Jiguaní presents, says the newspaper, a “very tense” situation, after the “overflow of the banks” of the river, which caused the stampede of the inhabitants. (CNC TV Granma)

This Thursday, 14ymedio learned about the emergency due to the lack of supplies in the eastern territory. “No one can go out to look for food,” Walfrido Rojas, a resident of Dos Ríos, said by phone. “At least we had a little corn flour stored, but in our neighborhood there are people who no longer have anything to eat.”

“All the rivers of Camagüey are overflowing; water has reached parts of the city where no one remembers floods of this type,” Rosalía, a 68-year-old woman from Camagüey, tells 14ymedio by phone. “We are without electricity, and it hasn’t stopped raining since last night. Our house is made of wood, which gives us some calm, but in the neighborhood where we live, near the train terminal, numerous houses are having problems with their tile roofs.”

“People were taken by surprise because there was talk of rain but what has happened is worse than in some of the last hurricanes that we remember. Nobody was prepared for what was coming, so this has caught us totally without reserves.”

“You can’t go out; there are neighborhoods where the streets are rivers, and there are also problems communicating by phone,” Rosalía explains.

As reported on social networks by independent journalist José Luis Tan Estrada, in Camagüey “the water reaches Pobre Street in the city. In addition, there are flood reports in several neighborhoods: Vista Hermosa, Piña, El Jardín, Saratoga, La Guernica, Salomé, La Mosca, Montecarlo, Jayamá, El Retiro and other lowlands.”

In addition, he complained about the existence of “dirty sewers and storm drains,” “houses in danger of collapse” and “several areas without electricity.” At 8:00 a.m. this Friday, he said, the level of rainfall in the province had reached 4 inches of water.

The accumulated rainfall in Las Tunas was 72 inches on Thursday night. The most affected communities have been those of Jesús Menéndez, Jobabo and Manatí, in addition to the provincial capital. “The rains continue! Stay alert,” the local press warned. Pessimistic, the article says not to rejoice too much over the “relief” of having filled the reservoirs, since the weather left “uncovered debts accumulated for years and effects on homes and infrastructure” throughout the territory.

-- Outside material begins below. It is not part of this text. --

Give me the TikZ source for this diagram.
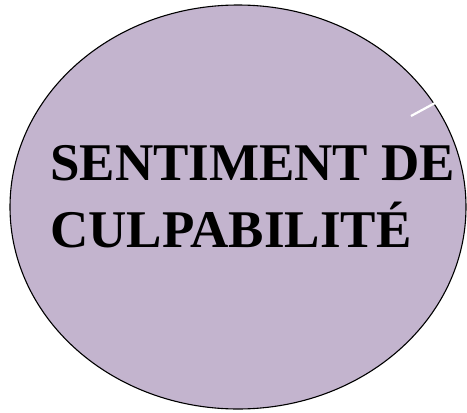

Granma did not see too many reasons to worry, but emphasized, as one of its articles this Friday states, that “the waters have been good for the reservoirs.” The newspaper barely translates the damage into figures, which refer only and broadly to how many inhabitants were evacuated in each town.

Only when referring to Camagüey does the article acquire a realistic tone: “The largest amount of damage is reported in 64 homes, of which 41 partially lost the roof and 14 totally. Eight buildings completely collapsed and one partially collapsed. An elderly person was injured when the roof of his house, located in the historic center of the city, fell while he was trying to repair it,  but his state of health is stable and his injuries are not life-threatening.”

This Wednesday, the Institute of Meteorology of Cuba issued a special notice, explaining that the cause of the heavy downpours is the combination of a trough in the middle and high levels of the troposphere over the Gulf of Mexico, along with a humid flow from the south in the low levels, to which is added the evening instability.

More accurate than the press, but with great discretion, the Cuban Meteorological Radars have shown the satellite diagrams that give the evolution of the rains: a compact mass, which resists leaving the Cuban east, occupies the center of the map.